Paul Kirk never figured to upstage the legend whose death opened up a Senate seat. Even so, the stylish Massachusetts lawyer and former Democratic Party chairman has taken on such a low profile as Edward M. Kennedy's successor that some are questioning how great an impact he can have.
"He's pretty milquetoast," said Thomas Whalen, an associate professor of social science at Boston University and author of "A Higher Purpose: Profiles in Presidential Courage."
"Paul Kirk has made a seamless transition into his new role," countered Sen. John Kerry, D-Mass.
Kirk vowed early on to push hard for what his longtime pal Kennedy saw as his life's work _ extending quality health care coverage to all Americans. But two months later, he has mostly stayed on the sidelines, reluctant to speak out.
His biggest plunge into the health care fight was a little-noticed speech on the Senate floor citing the urgent need for health care reform, praising bipartisanship and lauding a government-run insurance option, the so-called "public option."
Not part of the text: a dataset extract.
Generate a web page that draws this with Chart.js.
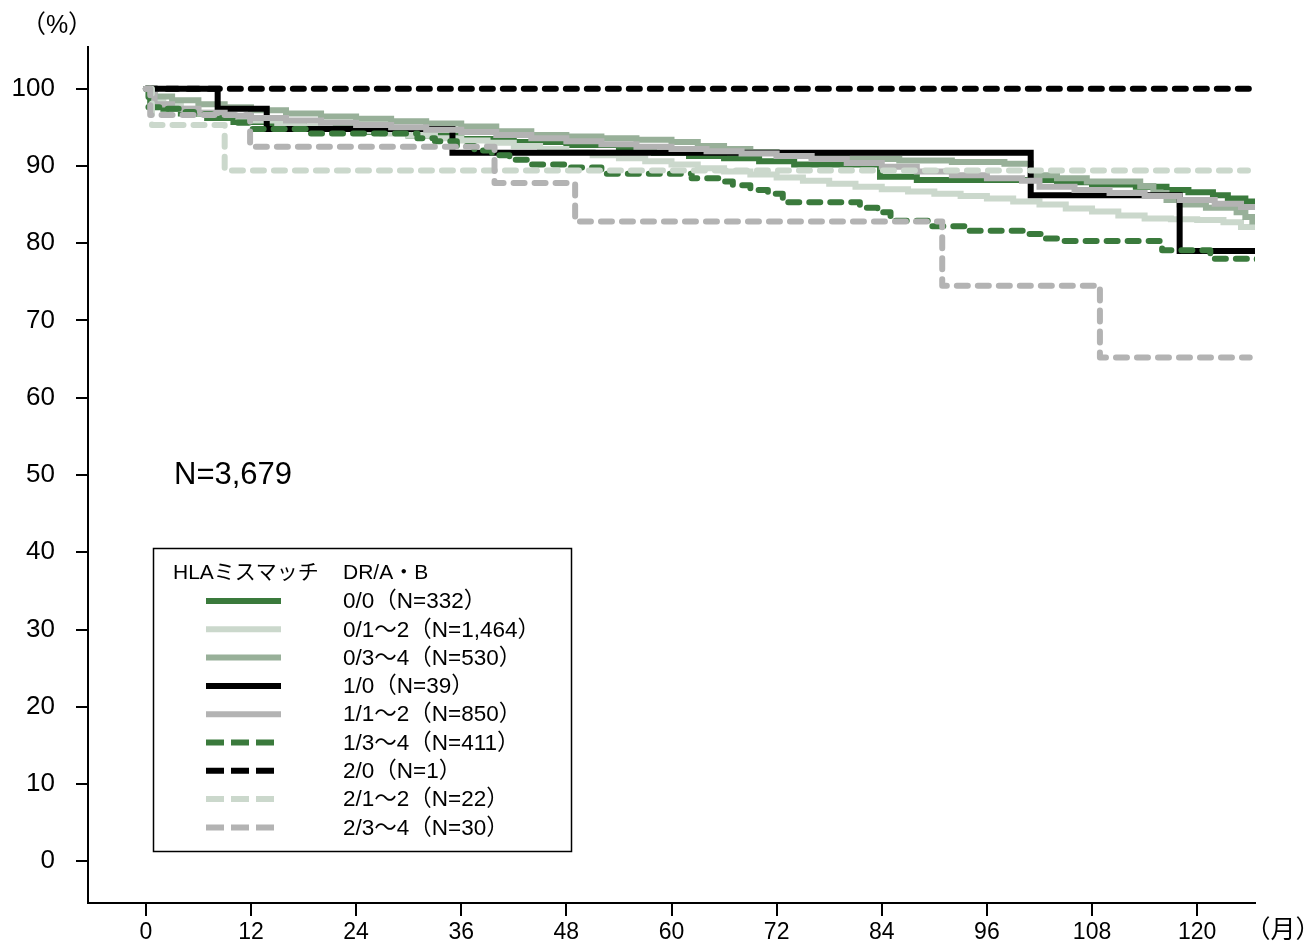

Abortion looms as a major stumbling block as Senate Democrats press for a sweeping health care plan. Yet Kirk has offered few specifics about his views.
It's the kind of fight that Kennedy, a staunch abortion rights backer, would have relished. Kirk, however, is holding his fire.
"He's not going to get into hypotheticals," his spokesman, Keith Maley, said recently.
Abortion rights supporters are concerned about restrictions put in the House-passed health care bill. Leaders of the Congressional Pro-Choice Caucus have called them an unprecedented limitation on women's access to coverage for abortion services.
The House legislation would bar a new government-run insurance plan from covering abortions, except in cases of rape, incest or to save the life of the mother. It also would prohibit any health plan receiving federal subsidies in a new insurance marketplace from offering abortion coverage.
Maley would only say that Kirk supports a law that has prevented federal funds from being used for abortions for over three decades.
Since coming to the Senate, Kirk has largely avoided the public spotlight. He declined to be interviewed for this story. He's there as an interim replacement for Kennedy until an election is held in January.
"I'm sure he's going to follow whatever the Democratic caucus tells him to do," Whalen said. "He's just there to cast his vote (for health care reform). That's it. I wouldn't call him a statesman. A less charitable person might call him a lackey."
Soon after Kennedy died last summer, Democrats scrambled to overturn Massachusetts election law so Democratic Gov. Deval Patrick could appoint Kennedy's interim successor. Kennedy had asked for the election law change before he died, lending a sense of urgency to the matter for many Democrats. The White House lobbied hard for it, too.
Patrick insisted the hurry-up appointment was necessary because health care and other issues facing Congress were "too important to Massachusetts for us to be one voice short."
After raucous debate, the Democratic-controlled Massachusetts Legislature gave Patrick the power to appoint a temporary replacement for Kennedy. GOP lawmakers howled because the switch came five years after the Legislature had stripped Republican Mitt Romney of the same appointive powers while he was governor.
Because the legislation would not take effect immediately, Patrick had to sign an emergency letter before appointing Kirk.
Republicans complained it was a power grab aimed at giving Democrats a potential 60th vote needed to overcome any GOP filibusters on health care in the narrowly divided Senate.
"(Kirk) is not a strong voice or player on the health care issue, he's simply another vote in favor of it," said Rob Gray, a Massachusetts GOP political consultant. "Let's face it, that's all the Democrats were looking for when they changed the law."
Kirk, a 71-year-old Boston attorney named as executor of Kennedy's will, is no stranger to the Senate. He knows many key players from his days as party chief. He also was a top Kennedy aide for eight years as well as a former lobbyist for pharmaceutical companies.
Kirk registered as a federal lobbyist a decade ago. While Kirk would be banned from lobbying for two years after his appointment ends, he would retain Senate floor privileges after his departure.
Kirk will serve until voters choose a replacement in a Jan. 19 special election. He's pledged not to seek re-election to his new seat.